Statistics don't tell the whole truth, but they can be useful pointers.

St George's Tron, the Glasgow congregation at the centre of the current ecclesiastical storm, had 380 communicants in 2011 and its income (offerings, contributions, investment income, fundraising and so on) amounted to just over £60,000. These figures do not mark it as a particularly large or significant church within the Presbytery of Glasgow (which has 139 constituent congregations), let alone the overall Church of Scotland.

For all that, it may yet have enormous historical significance. It may well be the congregation whose departure from the national church sets in train an unstoppable sequence of events. And it may also be the congregation that alerts the wider Scotland to the fact that its national church can no longer cohere and might, before long, break up.
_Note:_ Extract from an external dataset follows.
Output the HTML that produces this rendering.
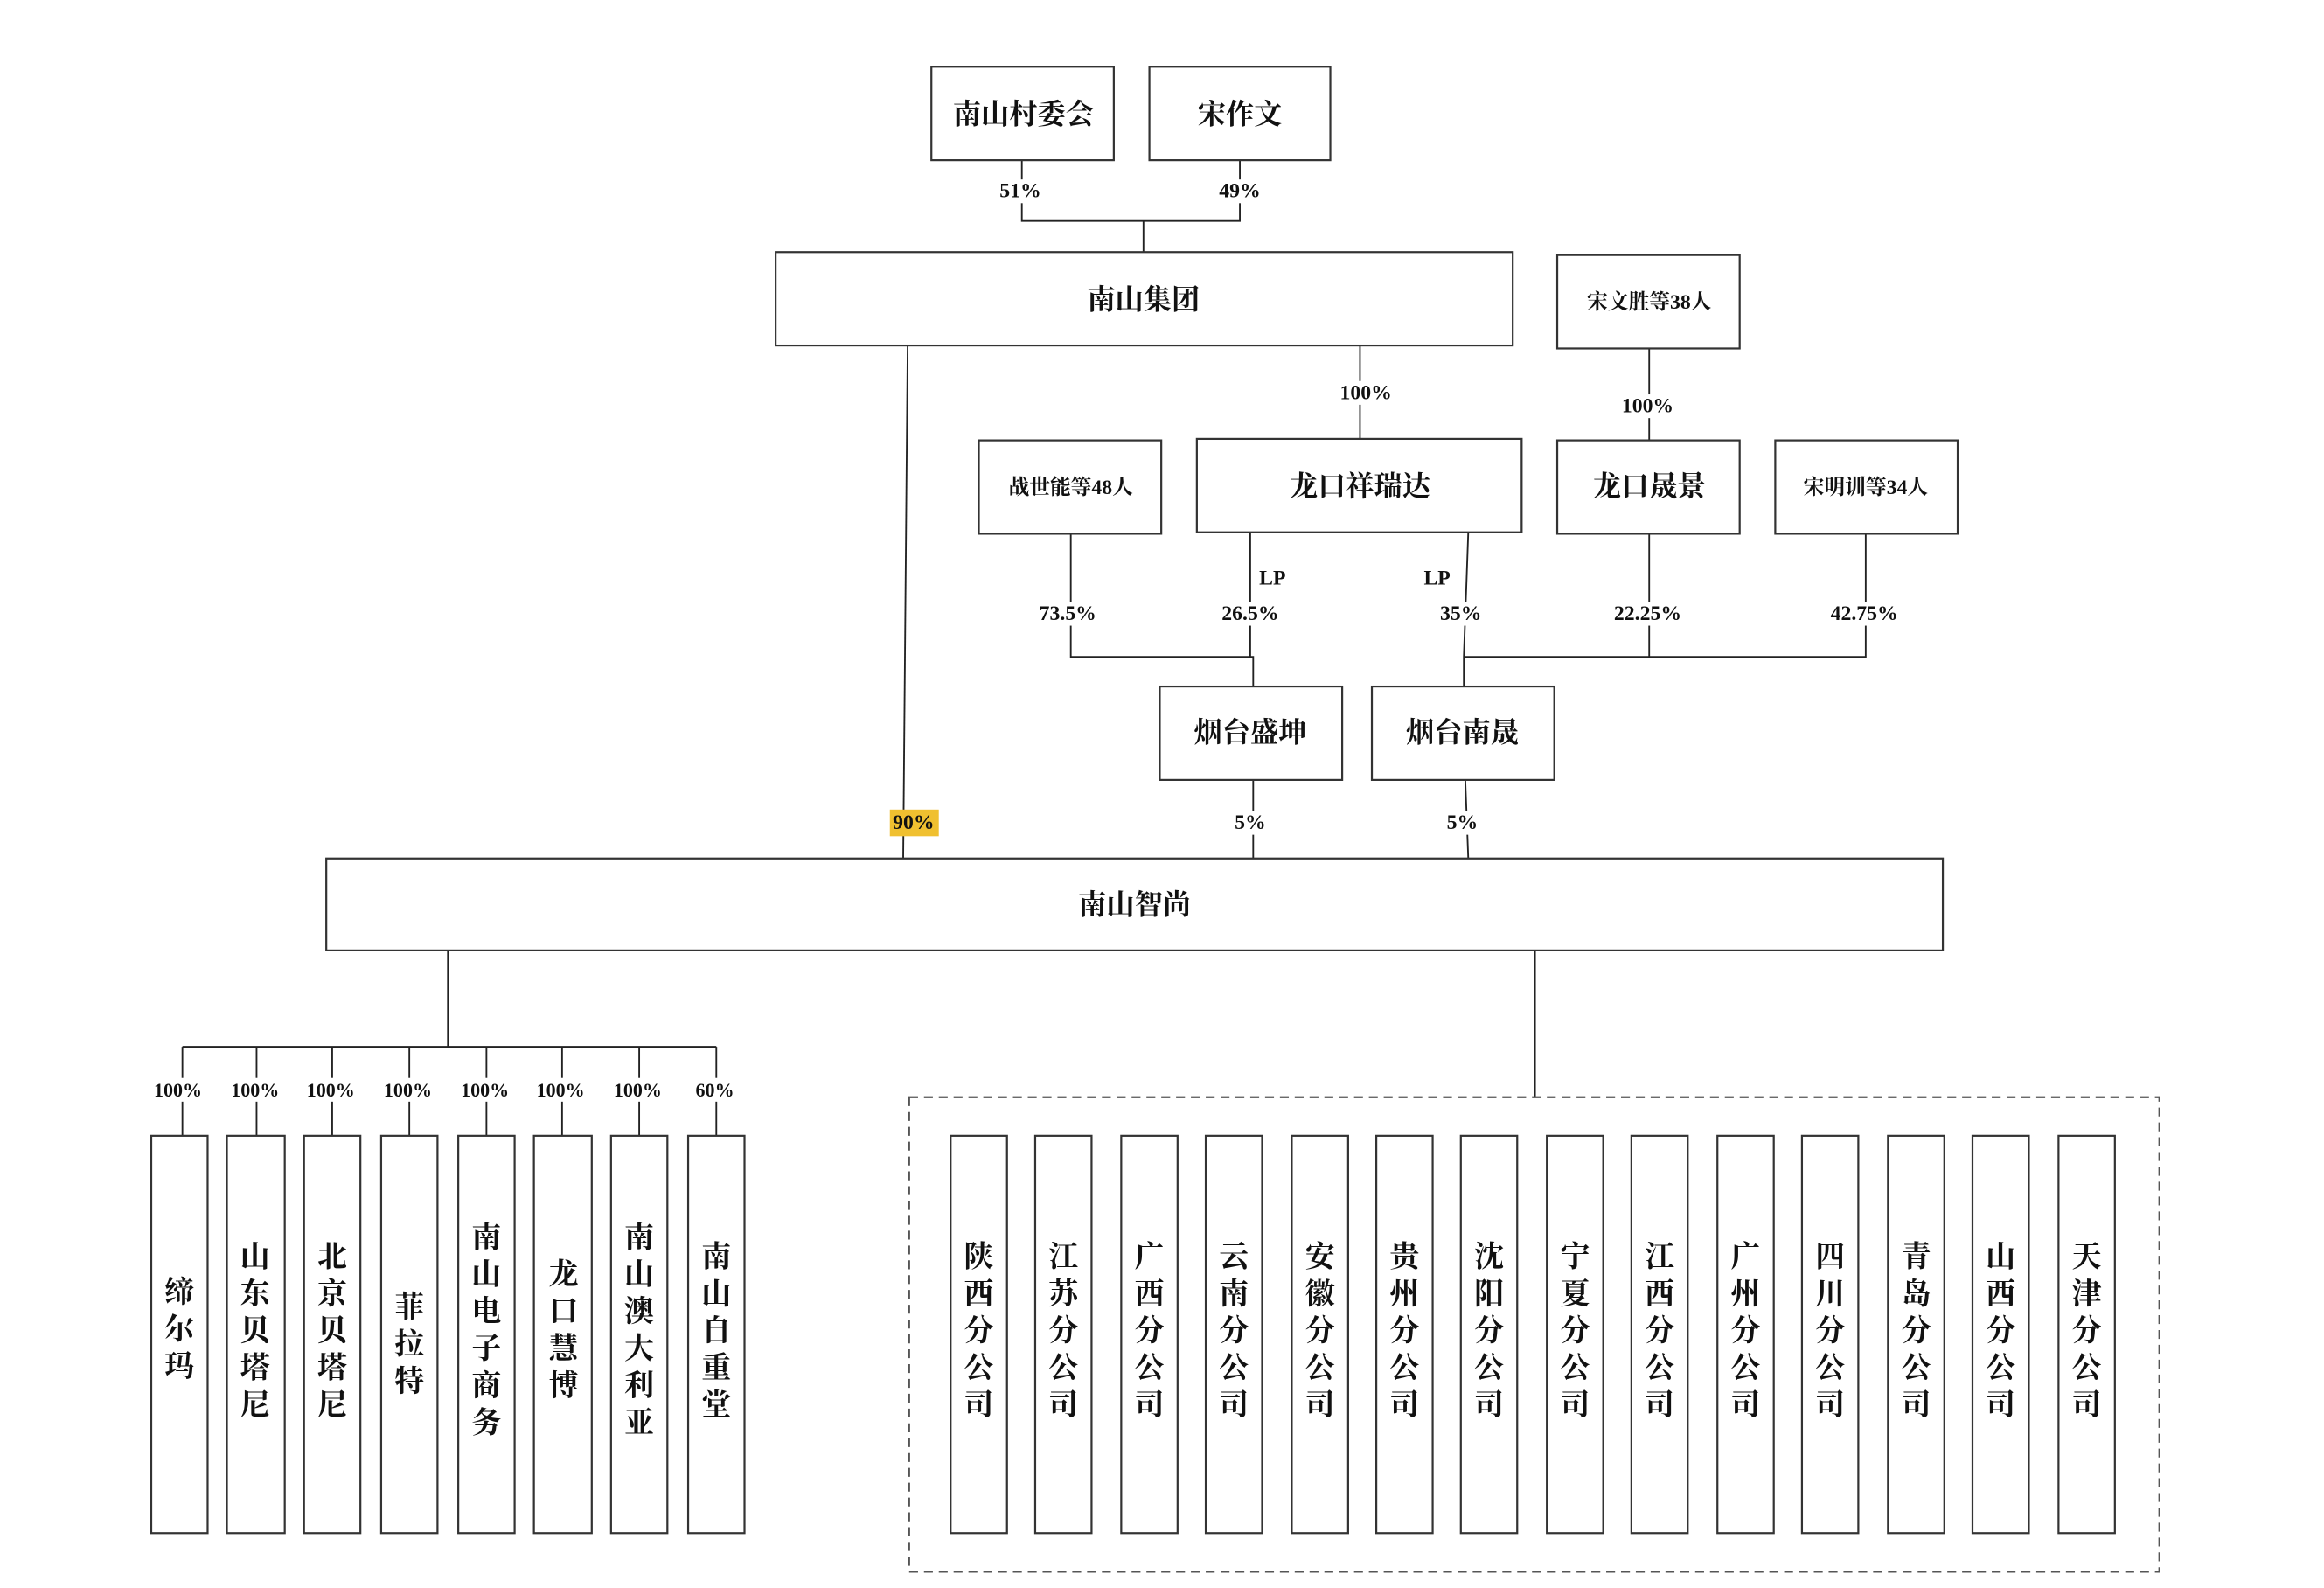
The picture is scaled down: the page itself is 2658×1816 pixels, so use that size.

The above statistics are taken from the Kirk's official yearbook for 2012-13. A perusal of this very informative volume shows that the old, and absolutely crucial, aim of a church and a minister in every parish is now just a chimera. Many parishes – some of them in reality several parishes linked together into an uncomfortable amalgam – are listed with the word "vacant", meaning no minister. So although the national church has, with increasing desperation, been linking parishes, especially in rural areas, there remains an acute shortage of ministers. For secularists, this might be encouraging; for others, it is nothing short of tragic.

Meanwhile the church is bitterly divided by controversies. The issue of gay clergy happens to be the one that is actually splitting the Kirk publicly. Other divisions, less noticeable, are festering away.

The Church of Scotland has always had a fissile tendency. There have been splits and reunions, though never before against a background of strong secularism. Across Scotland, there is little general sympathy for the Kirk's plight; more a casual indifference. Just when the national church needs to be resolute, it is withering away.

In 1843 one of the great events in Scottish history took place. More than 100 ministers marched out of the General Assembly of the Church of Scotland in Edinburgh and decided to form a new church. Soon many other ministers and about 40% of the Kirk's overall membership joined them. At first these folk, many thousands of them, worshipped in fields and barns and big tents. But they showed a remarkable capacity for fundraising and building. All over Scotland, fine new churches – and manses – were built. If something similar were to happen in the next few years, and it could, then the depressed Scottish economy might receive a very considerable boost.

The congregation of St George's Tron did not have a particularly high income. But some evangelical congregations that might be expected to split fairly soon from the mother church are very wealthy indeed, with many generous members.

Twelve years ago I was commissioned by the then moderator of the Church of Scotland, Dr Andrew McClellan, to write a candid book about the condition, situation and prospects of the national church. I concluded that a schism was a distinct possibility but not a probability. My ideas were predicated on the notion that the Kirk should remain our national church. Now I'm certain that a schism is imminent. The best way to prevent it would be if the Kirk, graciously, realistically and carefully, dissolved itself. In its place would be a loose federation of congregations of like-minded people.

Even now, many individual congregations are thriving. They play a vital role in their communities and maintain a relevant, active Christianity in a very secular environment. Crucially, they succeed as individual congregations, rather than small constituent parts of a failing national institution that is beset with irrelevant legalism and bureaucracy.

And that's the irony: at local level, in many areas of our towns and cities and even in parts of our deepest countryside, Presbyterian Christianity is alive and very well. The belief and the commitment are there: it's the structure that's failing.